Aduno-Sprecherin Bettina Freihofer kritisiert, dass Detailhändler und Dienstleister die Kommissionen auf die Konsumenten überwälzen. Laut Freihofer sparen die Unternehmen angeblich bis zu 2 Prozent des Aufwands, wenn sie nicht mit Bargeld hantieren oder Rechnung stellen müssen. Zudem würden für diese Unternehmen das Kreditrisiko und die Bonitätsprüfung entfallen. Solche Leistungen seien in der Kommission inbegriffen.
Maestro-Karte: Alternative Zahlungsart ohne Aufschläge
Für Hans Wanner vom Hotel Falken bringen Kreditkarten dagegen nur viel Mehraufwand und keinerlei Vorteile. Auch bei anderen Gastro-Unternehmern sind Kreditkarten unbeliebt. Der Aufschlag soll Abschreckung sein. «Ich will nicht, dass die Gäste mit Kreditkarte bezahlen», gibt Ried-Wirt Roger Bühler zu.

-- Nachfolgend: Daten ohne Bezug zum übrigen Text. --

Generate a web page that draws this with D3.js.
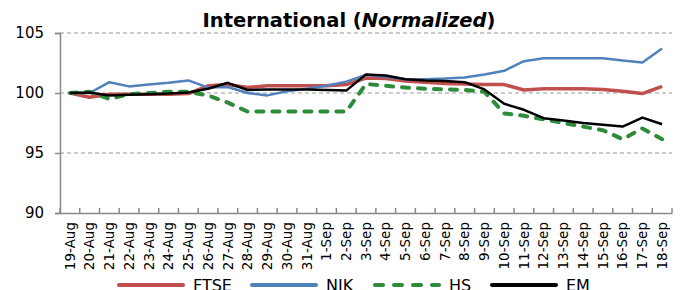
<!DOCTYPE html>
<html>
<head>
<meta charset="utf-8">
<script src="https://cdn.jsdelivr.net/npm/d3@7"></script>
<style>
  body { margin: 0; background: #fff; }
  svg { display: block; font-family: "DejaVu Sans", Verdana, sans-serif; }
</style>
</head>
<body>
<svg id="chart" width="683" height="290"></svg>
<script>
// dates on the x axis
var dates = ["19-Aug","20-Aug","21-Aug","22-Aug","23-Aug","24-Aug","25-Aug","26-Aug","27-Aug","28-Aug",
  "29-Aug","30-Aug","31-Aug","1-Sep","2-Sep","3-Sep","4-Sep","5-Sep","6-Sep","7-Sep","8-Sep","9-Sep",
  "10-Sep","11-Sep","12-Sep","13-Sep","14-Sep","15-Sep","16-Sep","17-Sep","18-Sep"];

var ftse = [100, 99.65, 99.9, 99.9, 99.9, 99.9, 99.95, 100.6, 100.7, 100.45, 100.6, 100.6, 100.6, 100.6, 100.7,
  101.25, 101.2, 101.0, 100.9, 100.8, 100.75, 100.7, 100.7, 100.25, 100.35, 100.35, 100.35, 100.3, 100.15, 99.95, 100.55];
var nik = [100, 100, 100.9, 100.55, 100.7, 100.85, 101.05, 100.45, 100.5, 100.0, 99.8, 100.15, 100.35, 100.6, 100.95,
  101.5, 101.35, 101.15, 101.15, 101.2, 101.3, 101.55, 101.85, 102.65, 102.9, 102.9, 102.9, 102.9, 102.7, 102.55, 103.7];
var hs = [100, 100.1, 99.5, 99.9, 100.0, 100.1, 100.1, 99.8, 99.2, 98.45, 98.45, 98.45, 98.45, 98.45, 98.45,
  100.75, 100.6, 100.45, 100.35, 100.3, 100.25, 100.1, 98.3, 98.1, 97.8, 97.5, 97.2, 96.9, 96.15, 97.05, 96.15];
var em = [100, 100.05, 99.8, 99.85, 99.9, 99.95, 100.05, 100.35, 100.85, 100.25, 100.3, 100.3, 100.3, 100.25, 100.2,
  101.55, 101.45, 101.15, 101.05, 101.0, 100.9, 100.3, 99.1, 98.6, 97.9, 97.7, 97.5, 97.35, 97.2, 97.95, 97.4];

var yTicks = [90, 95, 100, 105];

var series = [
  {name: "FTSE", values: ftse, color: "#c0504d", width: 3.5, dash: null},
  {name: "NIK",  values: nik,  color: "#4f81bd", width: 2.5, dash: null},
  {name: "HS",   values: hs,   color: "#2e8b3a", width: 4,   dash: "7,9"},
  {name: "EM",   values: em,   color: "#000000", width: 2.5, dash: null}
];

var margin = {left: 60, right: 11, top: 33, bottom: 77};
var svg = d3.select("#chart");
var W = 683, H = 290;

var x = d3.scaleBand().domain(dates).range([margin.left, W - margin.right]);
var y = d3.scaleLinear().domain([90, 105]).range([H - margin.bottom, margin.top]);

// title
var title = svg.append("text")
    .attr("x", 349).attr("y", 27)
    .attr("text-anchor", "middle")
    .style("font-size", "19.5px").style("font-weight", "bold");
title.append("tspan").text("International (");
title.append("tspan").style("font-style", "italic").text("Normalized");
title.append("tspan").text(")");

// gridlines
svg.append("g").selectAll("line")
    .data(yTicks.filter(function(d) { return d > 90; }))
    .enter().append("line")
    .attr("x1", margin.left).attr("x2", W - margin.right)
    .attr("y1", function(d) { return y(d); }).attr("y2", function(d) { return y(d); })
    .attr("stroke", "#999").attr("stroke-width", 1.2).attr("stroke-dasharray", "4,3");

// y axis
var yAxis = svg.append("g")
    .attr("transform", "translate(" + margin.left + ",0)")
    .call(d3.axisLeft(y).tickValues(yTicks).tickSize(5).tickPadding(11));
yAxis.select(".domain").attr("stroke", "#888").attr("stroke-width", 1.5);
yAxis.selectAll(".tick line").attr("stroke", "#888").attr("stroke-width", 1.5);
yAxis.selectAll("text").style("font-size", "15px").attr("fill", "#000")
    .style("font-family", "DejaVu Sans, sans-serif");

// x axis, ticks between categories
var xAxis = svg.append("g")
    .attr("transform", "translate(0," + y(90) + ")")
    .call(d3.axisBottom(x).tickSize(0).tickSizeOuter(0));
xAxis.select(".domain").attr("stroke", "#888").attr("stroke-width", 1.5);
xAxis.selectAll("text")
    .style("font-size", "13.5px").attr("fill", "#000")
    .style("font-family", "DejaVu Sans, sans-serif")
    .attr("text-anchor", "end")
    .attr("transform", "rotate(-90)")
    .attr("x", -9).attr("y", 0).attr("dy", "0.35em");
xAxis.selectAll(".bound")
    .data(dates.concat(["end"]))
    .enter().append("line")
    .attr("class", "bound")
    .attr("x1", function(d, i) { return margin.left + i * x.step(); })
    .attr("x2", function(d, i) { return margin.left + i * x.step(); })
    .attr("y1", 0).attr("y2", -5)
    .attr("stroke", "#888").attr("stroke-width", 1.5);

// lines
var line = d3.line()
    .x(function(d, i) { return x(dates[i]) + x.bandwidth() / 2; })
    .y(function(d) { return y(d); });

svg.append("g").selectAll("path")
    .data(series)
    .enter().append("path")
    .attr("d", function(s) { return line(s.values); })
    .attr("fill", "none")
    .attr("stroke", function(s) { return s.color; })
    .attr("stroke-width", function(s) { return s.width; })
    .attr("stroke-linejoin", "round")
    .attr("stroke-linecap", function(s) { return s.dash ? "round" : "butt"; })
    .attr("stroke-dasharray", function(s) { return s.dash; });

// legend
var legendX = [117, 250, 373, 490];
var leg = svg.append("g").selectAll("g")
    .data(series)
    .enter().append("g")
    .attr("transform", function(s, i) { return "translate(" + legendX[i] + ",285)"; });
leg.append("line")
    .attr("x1", 2).attr("x2", 66).attr("y1", 0).attr("y2", 0)
    .attr("stroke", function(s) { return s.color; })
    .attr("stroke-width", 4)
    .attr("stroke-linecap", "round")
    .attr("stroke-dasharray", function(s) { return s.dash ? "8,11" : null; });
leg.append("text")
    .attr("x", 76).attr("y", 6)
    .style("font-size", "16px")
    .text(function(s) { return s.name; });
</script>
</body>
</html>
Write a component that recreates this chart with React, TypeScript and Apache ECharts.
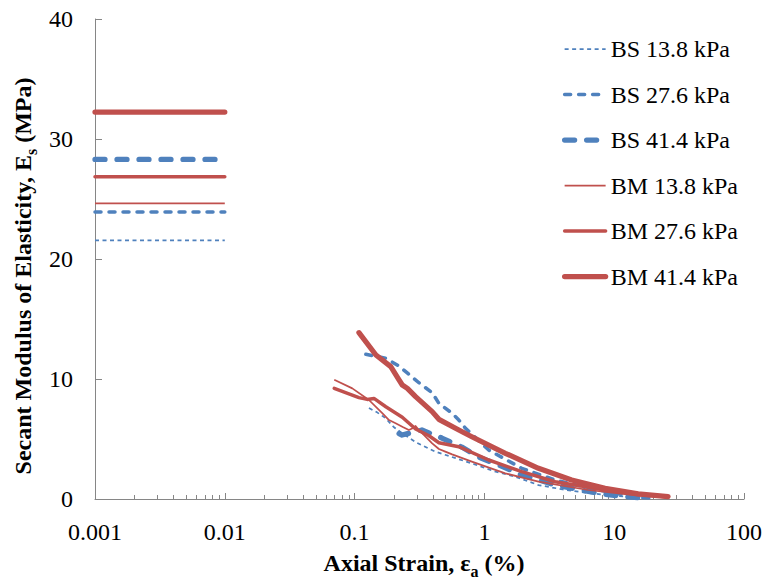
import React, { useEffect, useRef } from "react";
import * as echarts from "echarts";

const FONT = "Liberation Serif";
const BLUE = "#4F81BD";
const RED = "#C0504D";
const AXIS = "#868686";

const seriesNames = ["BS 13.8 kPa", "BS 27.6 kPa", "BS 41.4 kPa", "BM 13.8 kPa", "BM 27.6 kPa", "BM 41.4 kPa"];

// Small-strain (horizontal) moduli, plotted from 0.001 % to 0.01 %
const smallStrainRange = [0.001, 0.01];
const smallStrainModulus = [21.56, 23.92, 28.3, 24.64, 26.86, 32.25];

// Secant modulus curves [axial strain %, Es MPa]
const bs138 = [[0.129, 7.58], [0.15, 7.2], [0.174, 6.72], [0.2, 6.0], [0.233, 5.47], [0.3, 4.7], [0.42, 3.94], [0.6, 3.4], [0.8, 2.97], [1.2, 2.3], [1.73, 1.86], [2.61, 1.16], [4, 0.8], [6.3, 0.5], [10, 0.28], [17, 0.05]];
const bs276 = [[0.122, 12.06], [0.174, 11.72], [0.22, 11.08], [0.313, 9.69], [0.396, 8.86], [0.446, 7.97], [0.564, 7.14], [0.635, 6.58], [0.715, 5.89], [1.08, 4.08], [1.94, 2.56], [3.51, 1.58], [7.54, 0.75], [15.3, 0.14], [19, 0.08]];
const bs414 = [[0.22, 5.45], [0.232, 5.33], [0.33, 5.75], [0.47, 5.08], [0.67, 4.33], [0.9, 3.5], [1.29, 2.83], [1.94, 2.0], [3.51, 1.17], [7.54, 0.47], [12, 0.2], [17.2, 0.06]];
const bm138 = [[0.0697, 9.94], [0.096, 9.22], [0.129, 8.25], [0.164, 7.14], [0.184, 6.58], [0.207, 6.31], [0.235, 6.0], [0.262, 5.75], [0.28, 5.9], [0.295, 6.08], [0.313, 5.75], [0.396, 4.64], [0.446, 4.17], [0.5, 3.95], [0.564, 3.72], [0.8, 3.11], [1.45, 2.14], [2.61, 1.44], [6.3, 0.75], [15.3, 0.28], [22, 0.18]];
const bm276 = [[0.0697, 9.22], [0.108, 8.45], [0.125, 8.3], [0.141, 8.38], [0.174, 7.69], [0.233, 6.81], [0.295, 5.83], [0.374, 5.27], [0.446, 4.69], [0.635, 4.36], [1.08, 3.25], [1.94, 2.28], [3.51, 1.44], [8.5, 0.75], [24.5, 0.19]];
const bm414 = [[0.108, 13.86], [0.146, 12.0], [0.19, 11.03], [0.215, 10.1], [0.233, 9.5], [0.255, 9.22], [0.295, 8.53], [0.396, 7.28], [0.446, 6.64], [0.635, 5.75], [0.8, 5.19], [1.45, 3.81], [2.61, 2.56], [4.7, 1.58], [8.5, 0.89], [15.3, 0.42], [26, 0.2]];

const curves = [bs138, bs276, bs414, bm138, bm276, bm414];

const xTicks = [0.001, 0.01, 0.1, 1, 10, 100];
const yTicks = [0, 10, 20, 30, 40];
const minorMultipliers = [2, 3, 4, 5, 6, 7, 8, 9];

const styles = [
  { color: BLUE, width: 1.75, type: [4, 3.5], cap: "butt" },
  { color: BLUE, width: 3.5, type: [6, 8], cap: "round" },
  { color: BLUE, width: 5.25, type: [10, 12], cap: "round" },
  { color: RED, width: 1.75, type: "solid", cap: "butt" },
  { color: RED, width: 3.5, type: "solid", cap: "round" },
  { color: RED, width: 5.25, type: "solid", cap: "round" },
];

export default function App() {
  const ref = useRef<HTMLDivElement>(null);
  useEffect(() => {
    if (!ref.current) return;
    const chart = echarts.init(ref.current, null, { renderer: "svg" });

    const minorTicks: number[][] = [];
    for (let i = 0; i < xTicks.length - 1; i++) {
      for (const m of minorMultipliers) minorTicks.push([xTicks[i] * m, 0]);
    }

    const lineStyleOf = (i: number) => ({
      color: styles[i].color,
      width: styles[i].width,
      type: styles[i].type,
      cap: styles[i].cap,
      join: "round",
    });

    const series: any[] = seriesNames.map((name, i) => ({
      name,
      type: "line",
      symbol: "none",
      smooth: false,
      connectNulls: false,
      lineStyle: lineStyleOf(i),
      itemStyle: { color: styles[i].color },
      data: [
        [smallStrainRange[0], smallStrainModulus[i]],
        [smallStrainRange[1], smallStrainModulus[i]],
        [0.03, "-"],
        ...curves[i],
      ],
    }));

    series.unshift({
      type: "custom",
      silent: true,
      renderItem: (params: any, api: any) => {
        const p = api.coord([api.value(0), 0]);
        return {
          type: "line",
          shape: { x1: Math.round(p[0]) + 0.5, y1: p[1], x2: Math.round(p[0]) + 0.5, y2: p[1] - 4 },
          style: { stroke: AXIS, lineWidth: 1 },
        };
      },
      data: minorTicks,
      z: 1,
    });

    const richTitle = {
      b: { fontFamily: FONT, fontSize: 24, fontWeight: "bold", fill: "#000", lineHeight: 30, verticalAlign: "bottom", padding: [0, 0, 4, 0] },
      s: { fontFamily: FONT, fontSize: 16, fontWeight: "bold", fill: "#000", lineHeight: 16, verticalAlign: "bottom" },
    };

    chart.setOption({
      animation: false,
      backgroundColor: "#fff",
      textStyle: { fontFamily: FONT },
      grid: { left: 95, right: 19, top: 19, bottom: 81, containLabel: false },
      legend: {
        orient: "vertical",
        left: 557,
        top: 32,
        itemWidth: 41,
        itemHeight: 14,
        itemGap: 21.5,
        itemStyle: { opacity: 0 },
        data: seriesNames.map((name, i) => ({ name, lineStyle: lineStyleOf(i), itemStyle: { opacity: 0 } })),
        textStyle: { fontFamily: FONT, fontSize: 24, color: "#000", lineHeight: 24 },
      },
      xAxis: {
        type: "log",
        logBase: 10,
        min: xTicks[0],
        max: xTicks[xTicks.length - 1],
        axisLine: { show: true, lineStyle: { color: AXIS, width: 1 } },
        axisTick: { show: true, inside: true, length: 6, lineStyle: { color: AXIS } },
        splitLine: { show: false },
        axisLabel: {
          color: "#000",
          fontSize: 24,
          fontFamily: FONT,
          margin: 21,
          formatter: (v: number) => {
            const t = xTicks.find((x) => Math.abs(Math.log10(x) - Math.log10(v)) < 1e-6);
            return t === undefined ? "" : String(t);
          },
        },
      },
      yAxis: {
        type: "value",
        min: yTicks[0],
        max: yTicks[yTicks.length - 1],
        interval: 10,
        axisLine: { show: true, lineStyle: { color: AXIS, width: 1 } },
        axisTick: { show: true, inside: true, length: 7, lineStyle: { color: AXIS } },
        splitLine: { show: false },
        axisLabel: { color: "#000", fontSize: 24, fontFamily: FONT, margin: 22, padding: [9, 0, 0, 0] },
      },
      graphic: [
        {
          type: "text",
          x: 424,
          y: 564,
          style: {
            text: "{b|Axial Strain, ε}{s|a}{b| (%)}",
            align: "center",
            verticalAlign: "middle",
            rich: richTitle,
          },
        },
        {
          type: "text",
          x: 24,
          y: 276,
          rotation: Math.PI / 2,
          style: {
            text: "{b|Secant Modulus of Elasticity, E}{s|s}{b| (MPa)}",
            align: "center",
            verticalAlign: "middle",
            rich: richTitle,
          },
        },
      ],
      series,
    });
    return () => chart.dispose();
  }, []);
  return <div ref={ref} style={{ width: 765, height: 580, position: "absolute", left: 0, top: 0 }} />;
}
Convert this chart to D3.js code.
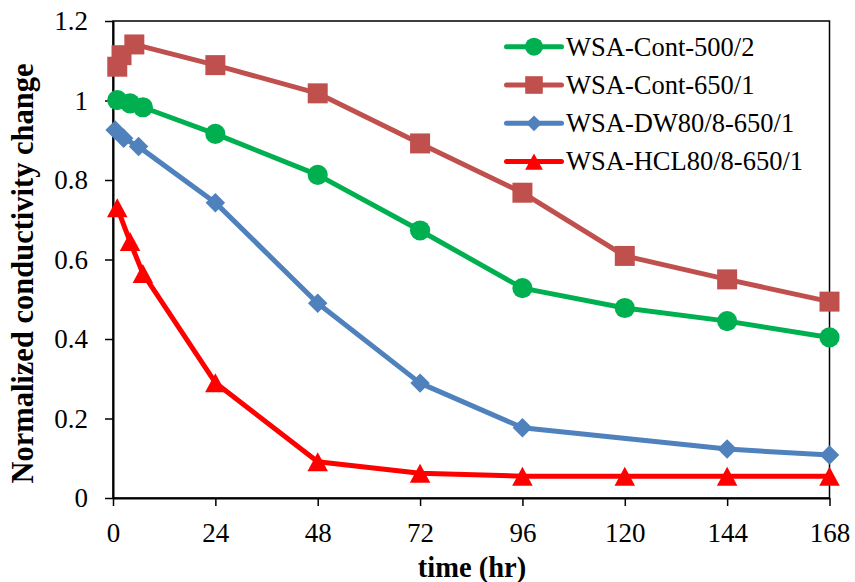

Wer bargeldlos zahlen will, aber nicht bereit ist, für den Einsatz der Kreditkarte mehr aufzuwerfen, kann auf die Maestro-Karte ausweichen. Diese Zahlungsart ist fast überall gratis und in Restaurants zusehends akzeptiert. Umgekehrt können Barzahler versuchen, bei Anbietern ohne Kreditkartenzuschlag einen Rabatt herauszuholen. Das ist in vielen Geschäften möglich, wie eine saldo-Stichprobe ergab (saldo 5/06).